Indeed, as Francis spoke yesterday about how he had been elected, the Vatican found itself in the midst of a fresh public relations disaster, after Cardinal Wilfrid Fox Napier, the Archbishop of Durban, argued that paedophilia is a psychological illness but not “a criminal condition”.
He told BBC radio that people who become paedophiles after being abused themselves as children should be treated by doctors, but not punished.
The new Pope was also criticised by sex abuse victims for meeting, during one of his first public appointments, Cardinal Bernard Law, the former archbishop of Boston, who resigned in disgrace amid allegations of covering up child abuse.
Law resigned as Archbishop of Boston 10 years ago and left America after being named in scores of lawsuits accusing him of failing to protect children.
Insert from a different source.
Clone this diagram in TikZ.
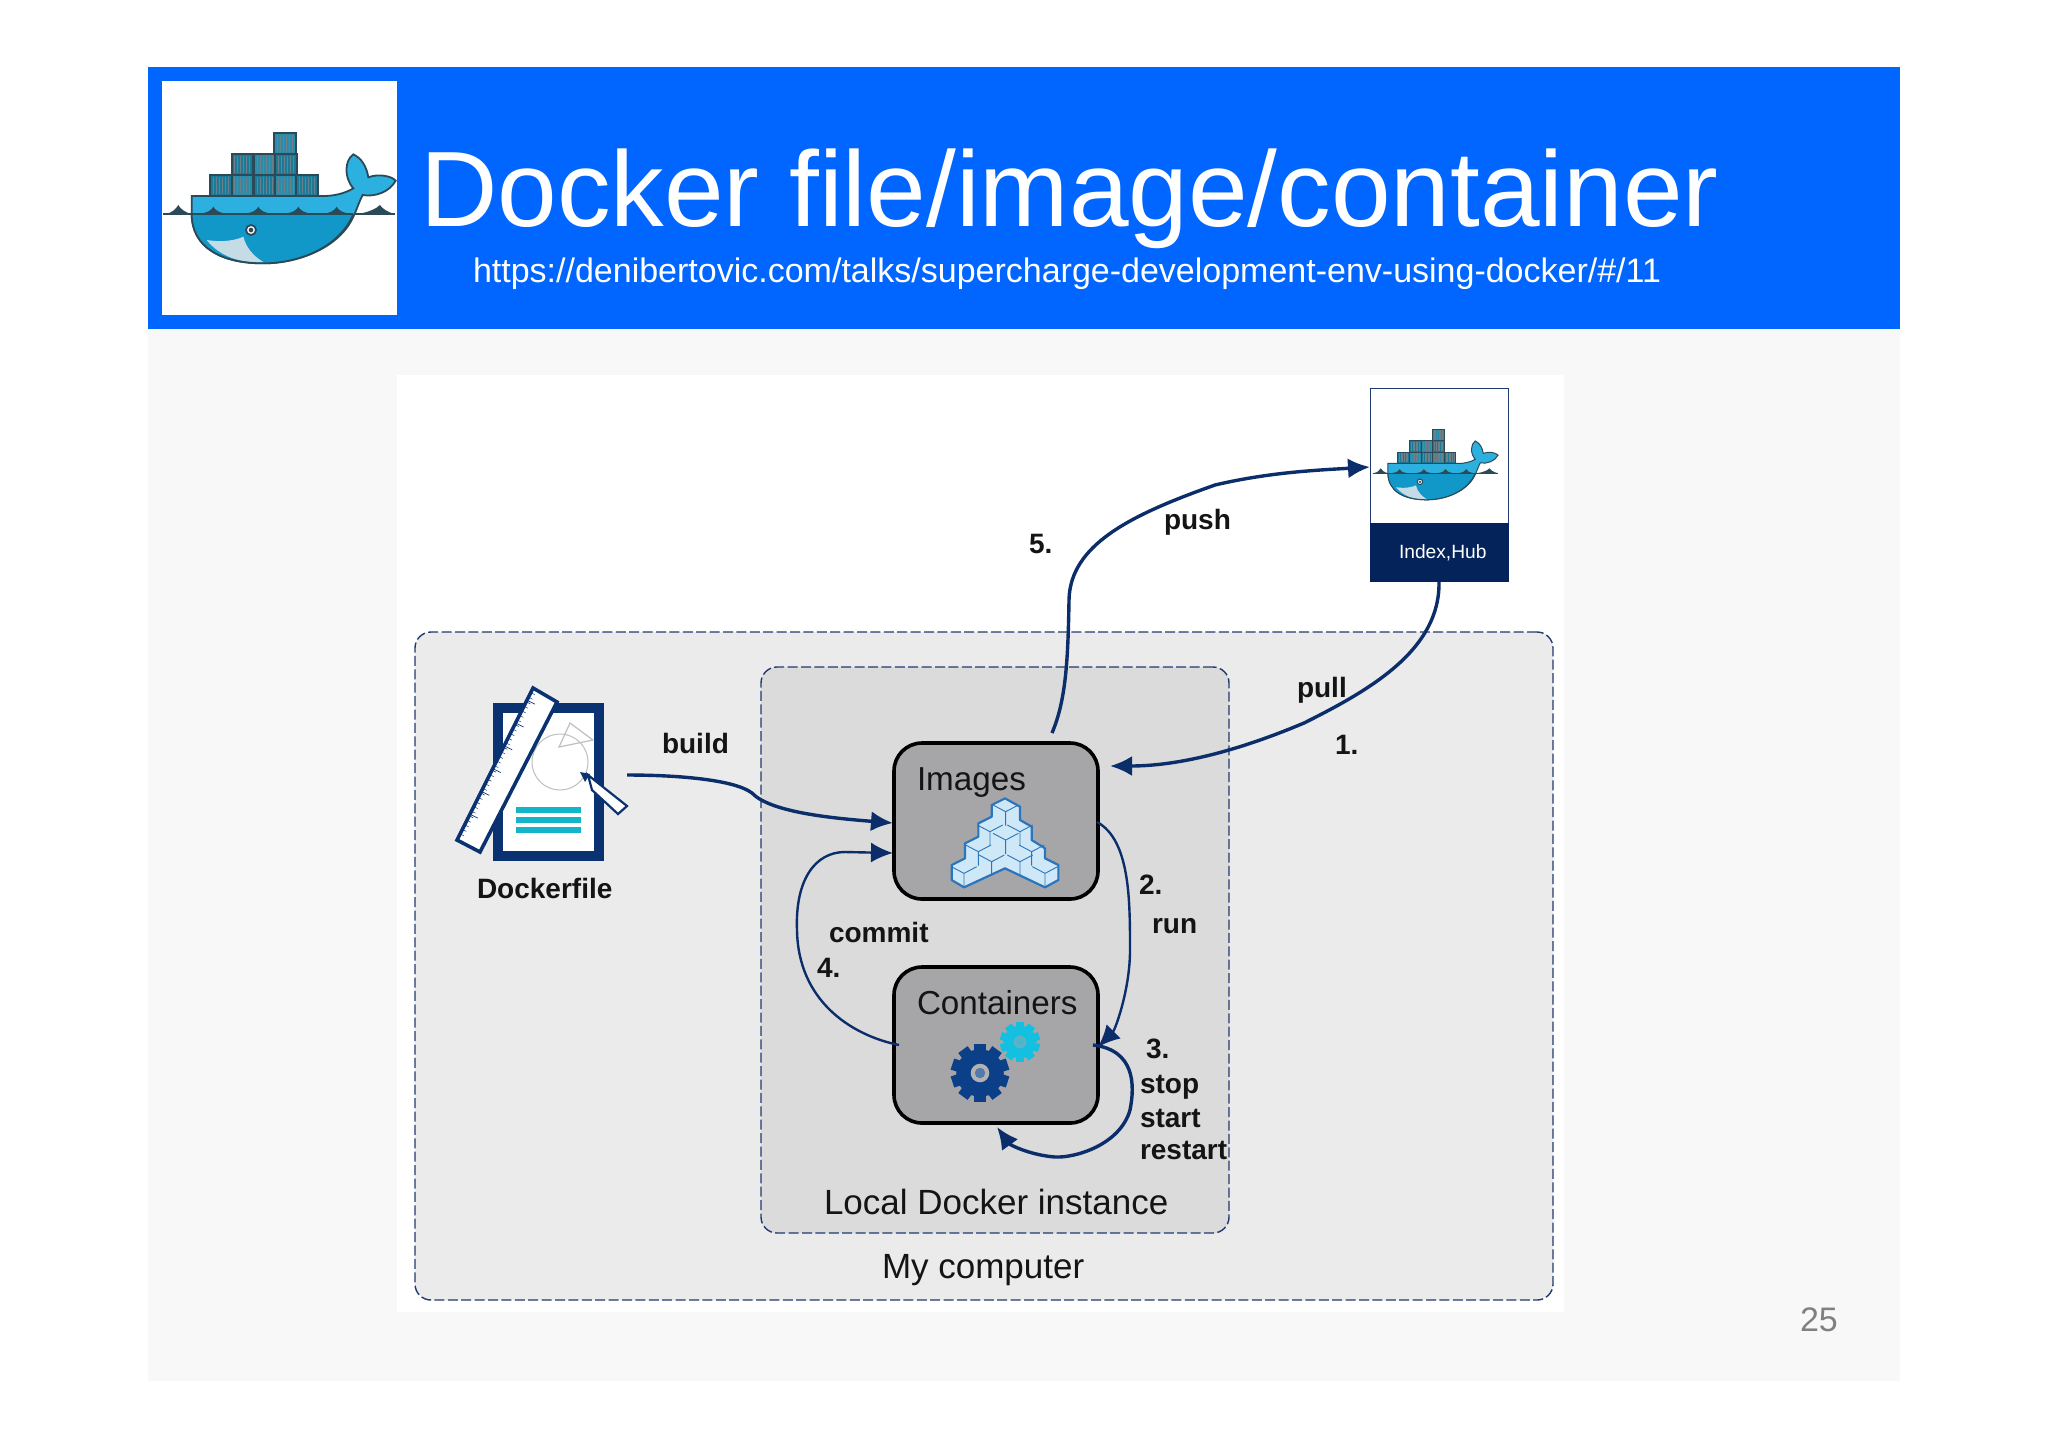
\documentclass[tikz,border=0pt]{standalone}
\usepackage{fontspec}
\setmainfont{Liberation Sans}
\usetikzlibrary{arrows.meta,calc}
\definecolor{slideblue}{HTML}{0066FF}
\definecolor{slidegray}{HTML}{F8F8F8}
\definecolor{navy}{HTML}{0B2E6B}
\definecolor{hubnavy}{HTML}{04235A}
\definecolor{dockblue}{HTML}{0B3270}
\definecolor{dashblue}{HTML}{1F3A6E}
\definecolor{boxgray}{HTML}{A6A6A9}
\definecolor{whaleline}{HTML}{2B4A57}
\definecolor{whaletop}{HTML}{2BB0DF}
\definecolor{whalelow}{HTML}{1197C8}
\definecolor{whalechin}{HTML}{C5DCE6}
\definecolor{cratedark}{HTML}{1A7A98}
\definecolor{cratelight}{HTML}{2B8BA8}
\definecolor{cubefill}{HTML}{CFE8F7}
\definecolor{cubeline}{HTML}{2A75BB}
\definecolor{gearnavy}{HTML}{0B3F88}
\definecolor{gearteal}{HTML}{14C0E0}
\definecolor{tealline}{HTML}{12B5C9}
\tikzset{
  flow/.style={navy,line width=1.7pt,-{Latex[length=11pt,width=10pt]}},
  thinflow/.style={flow,line width=1.2pt},
  dashbox/.style={draw=dashblue,line width=0.7pt,dash pattern=on 5pt off 1.7pt,rounded corners=8pt,inner sep=0pt,outer sep=0pt},
  dockbox/.style={draw=black,fill=boxgray,line width=1.8pt,rounded corners=14pt,inner sep=0pt,outer sep=0pt,minimum width=102pt,minimum height=78pt},
  plain/.style={anchor=base west,inner sep=0pt,outer sep=0pt},
  label/.style={plain,yshift=-0.5pt,font=\fontsize{14}{16}\selectfont\bfseries,text=black!92},
  boxtext/.style={plain,font=\fontsize{16.6}{18}\selectfont,text=black!92},
  pics/whale/.style={code={
    \draw[whaleline,line width=#1] (70,462) -- (765,462);
    \fill[whaleline] (75,462) .. controls (100,458) and (108,445) .. (115,435) .. controls (120,445) and (135,458) .. (155,462) -- cycle;
    \fill[whaleline] (650,462) .. controls (685,458) and (710,445) .. (720,435) .. controls (725,445) and (745,458) .. (765,462) -- cycle;
    \foreach \cx/\cy/\cc in {210/345/cratedark,275/345/cratelight,342/345/cratedark,405/345/cratelight,468/345/cratedark,275/282/cratedark,342/282/cratelight,405/282/cratedark,402/218/cratelight} {
      \filldraw[fill=\cc,draw=whaleline,line width=#1] (\cx,\cy) rectangle +(65,63);
      \foreach \r in {1,...,6}
        \draw[whaleline!70,line width=0.25pt] (\cx+\r*9,\cy+6) -- (\cx+\r*9,\cy+57);
    }
    \filldraw[fill=whaletop,draw=whaleline,line width=#1] (155,408) -- (535,408) .. controls (580,410) and (615,400) .. (640,385) .. controls (610,350) and (615,300) .. (640,283) .. controls (665,295) and (680,320) .. (685,352) .. controls (715,340) and (755,348) .. (767,362) .. controls (750,395) and (705,412) .. (668,405) .. controls (655,430) and (650,450) .. (640,470) .. controls (600,560) and (480,610) .. (370,610) .. controls (240,610) and (155,560) .. (155,460) -- cycle;
    \fill[whalelow] (155,462) -- (640,462) .. controls (600,560) and (480,610) .. (370,610) .. controls (240,610) and (155,560) .. (155,462) -- cycle;
    \fill[whalechin] (200,540) .. controls (250,548) and (290,540) .. (310,530) .. controls (320,570) and (350,595) .. (372,607) .. controls (300,610) and (240,590) .. (200,540) -- cycle;
    \draw[whaleline,line width=#1] (155,462) .. controls (155,560) and (240,610) .. (370,610) .. controls (480,610) and (600,560) .. (640,462);
    \draw[whaleline,line width=#1] (155,462) -- (640,462);
    \foreach \p in {220,355,475,590}
      \fill[whaleline] (\p-45,462) .. controls (\p-15,458) and (\p-5,450) .. (\p,440) .. controls (\p+5,450) and (\p+15,458) .. (\p+45,462) -- cycle;
    \filldraw[fill=white,draw=whaleline,line width=#1] (333,510) circle[radius=15];
    \fill[whaleline] (333,510) circle[radius=7];
  }},
  pics/cube/.style={code={
    \draw[cubeline,line width=0.45pt] (-38,-20) -- (0,0) -- (38,-20) (0,0) -- (0,42);
  }},
  pics/gear/.style n args={4}{code={
    \foreach \a in {0,36,...,324}
      \fill[#1,rotate=\a] (-#2*0.2,#2*0.72) rectangle (#2*0.2,#2);
    \fill[#1] (0,0) circle[radius=#2*0.82];
    \fill[#3] (0,0) circle[radius=#2*0.32];
    \fill[#4] (0,0) circle[radius=#2*0.18];
  }},
}
\begin{document}
\begin{tikzpicture}[x=0.5pt,y=-0.5pt]
\useasboundingbox (0,0) rectangle (2048,1447);
\fill[white] (0,0) rectangle (2048,1447);
% slide
\fill[slidegray] (148,329) rectangle (1900,1381);
\fill[slideblue] (148,67) rectangle (1900,329);
\fill[white] (162,81) rectangle (397,315);
\pic[scale=1/3] at (140,60) {whale=0.9pt};
\node[plain,text=white,font=\fontsize{53.6}{60}\selectfont] (title) at (420,226) {Docker file/image/container};
\node[plain,text=white,font=\fontsize{17}{20}\selectfont] (url) at (473,282) {https://denibertovic.com/talks/supercharge-development-env-using-docker/\#/11};
\node[plain,text=black!50,font=\fontsize{17}{20}\selectfont] (pagenum) at (1800,1331) {25};
% picture area
\fill[white] (397,375) rectangle (1564,1312);
\node[dashbox,fill=black!8,minimum width=569pt,minimum height=334pt] (computer) at (984,966) {};
\node[dashbox,fill=black!14,minimum width=234pt,minimum height=283pt] (localdocker) at (995,950) {};
\node[boxtext,font=\fontsize{17.5}{20}\selectfont] (computerlabel) at (882,1278) {My computer};
\node[boxtext,font=\fontsize{17.5}{20}\selectfont] (locallabel) at (824,1214) {Local Docker instance};
% main boxes
\node[dockbox] (images) at (996,821) {};
\node[dockbox] (containers) at (996,1045) {};
\node[boxtext] (imageslabel) at (917,790) {Images};
\node[boxtext] (containerslabel) at (917,1014) {Containers};
% cubes
\begin{scope}[shift={(940,790)}]
  \filldraw[fill=cubefill,draw=cubeline,line width=1.1pt,line join=round] (195/3,25/3) -- (240/3,50/3) -- (240/3,90/3) -- (275/3,110/3) -- (275/3,150/3) -- (315/3,175/3) -- (315/3,205/3) -- (355/3,225/3) -- (355/3,270/3) -- (315/3,292/3) -- (195/3,235/3) -- (72/3,292/3) -- (35/3,270/3) -- (35/3,225/3) -- (75/3,205/3) -- (75/3,160/3) -- (115/3,140/3) -- (115/3,100/3) -- (155/3,80/3) -- (155/3,45/3) -- cycle;
  \foreach \cx/\cy in {197/65,150/125,240/125,197/150,115/185,275/185,155/215,240/215,72/250,315/250}
    \pic[scale=1/3] at (\cx/3,\cy/3) {cube};
\end{scope}
% gears
\pic at (1020,1042) {gear={gearteal}{20}{gearteal!50!boxgray}{gearteal!60!boxgray}};
\pic at (980,1073) {gear={gearnavy}{29}{black!30}{gearnavy!70}};
% hub
\node[draw=dashblue,fill=white,inner sep=0pt,outer sep=0pt,minimum width=69pt,minimum height=68pt] (hubtop) at (1439,456) {};
\node[fill=hubnavy,inner sep=0pt,outer sep=0pt,minimum width=69.5pt,minimum height=29.5pt] (hubbottom) at (1439,552.5) {};
\pic[scale=0.18] at (1360,390) {whale=0.5pt};
\node[plain,text=white,font=\fontsize{9.6}{11}\selectfont] (hublabel) at (1399,558) {Index,Hub};
% dockerfile icon
\fill[dockblue] (493,703) rectangle (604,861);
\fill[white] (503,713) rectangle (594,851);
\foreach \y in {807,817,827}
  \fill[tealline] (516,\y) rectangle (581,\y+6);
\draw[black!25,line width=0.5pt] (560,762) circle[radius=28];
\draw[black!25,line width=0.6pt] (570,723) -- (593,740) -- (559,747) -- cycle;
\filldraw[fill=white,draw=dockblue,line width=1.1pt] (588,775) -- (627,806) -- (618,814) -- (592,790) -- cycle;
\fill[dockblue] (580,772) -- (590,774) -- (585,782) -- cycle;
\coordinate (rulera) at (533,688);
\coordinate (rulerb) at (557,702);
\coordinate (rulerc) at (480,852);
\coordinate (rulerd) at (457,840);
\filldraw[fill=white,draw=dockblue,line width=1.8pt] (rulera) -- (rulerb) -- (rulerc) -- (rulerd) -- cycle;
\foreach \t in {0.03,0.06,...,0.98}
  \draw[dockblue,line width=0.25pt] ($(rulera)!\t!(rulerd)$) -- ++(4,2);
\foreach \t in {0.08,0.23,...,0.95}
  \draw[dockblue,line width=0.35pt] ($(rulera)!\t!(rulerd)$) -- ++(8,4);
% connector ends
\coordinate (dockerout) at (627,775);
\coordinate (imgbuild) at (893,823);
\coordinate (imgcommit) at (893,853);
\coordinate (imgpull) at (1110,766);
\coordinate (imgrun) at (1097,822);
\coordinate (imgpush) at (1052,733);
\coordinate (hubin) at (1370,467);
\coordinate (conin) at (1098,1047);
\coordinate (conloop) at (1093,1045);
\coordinate (conbottom) at (997,1127);
\coordinate (conleft) at (899,1045);
% arrows
\draw[flow] (dockerout) .. controls (680,775) and (735,780) .. (752,793) .. controls (770,812) and (830,818) .. (imgbuild);
\draw[thinflow] (conleft) .. controls (850,1035) and (798,1000) .. (797,930) .. controls (795,880) and (815,852) .. (845,852) -- (imgcommit);
\draw[thinflow] (imgrun) .. controls (1130,840) and (1130,900) .. (1130,950) .. controls (1130,990) and (1115,1030) .. (conin);
\draw[flow] (conloop) .. controls (1135,1050) and (1135,1085) .. (1130,1110) .. controls (1120,1145) and (1075,1158) .. (1055,1157) .. controls (1030,1155) and (1010,1145) .. (conbottom);
\draw[flow] (imgpush) .. controls (1066,700) and (1068,660) .. (1069,600) .. controls (1070,545) and (1130,515) .. (1215,485) .. controls (1270,472) and (1320,470) .. (hubin);
\draw[flow] (hubbottom.south) .. controls (1440,650) and (1370,690) .. (1304,723) .. controls (1240,750) and (1180,766) .. (imgpull);
% labels
\node[label] (buildlabel) at (662,752) {build};
\node[label] (dockerfilelabel) at (477,897) {Dockerfile};
\node[label] (commitlabel) at (829,941) {commit};
\node[label] (fourlabel) at (817,976) {4.};
\node[label] (twolabel) at (1139,893) {2.};
\node[label] (runlabel) at (1152,932) {run};
\node[label] (threelabel) at (1146,1057) {3.};
\node[label] (stoplabel) at (1140,1092) {stop};
\node[label] (startlabel) at (1140,1126) {start};
\node[label] (restartlabel) at (1140,1158) {restart};
\node[label] (pushlabel) at (1164,528) {push};
\node[label] (fivelabel) at (1029,552) {5.};
\node[label] (pulllabel) at (1297,696) {pull};
\node[label] (onelabel) at (1335,753) {1.};
\end{tikzpicture}
\end{document}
It was unclear whether Francis was taken by surprise by the Cardinal’s presence in his unscheduled visit to a Rome church. An Italian newspaper claimed that in the wake of the visit, Francis decided to ban Cardinal Law from attending the basilica.
“I don’t want him to continue to attend this church,” the Pope was reported as saying to aides by Il Fatto Quotidiano, a Left-wing, investigative newspaper.
Yesterday in his first meeting with his “dear friends”, as he referred to the assembled thousand journalists, he charmed the media by referring to the grinding slog of covering a papal resignation followed by a papal conclave.
“You worked hard, eh?” with a charming laugh. “You worked hard!”
For him, the work is just beginning.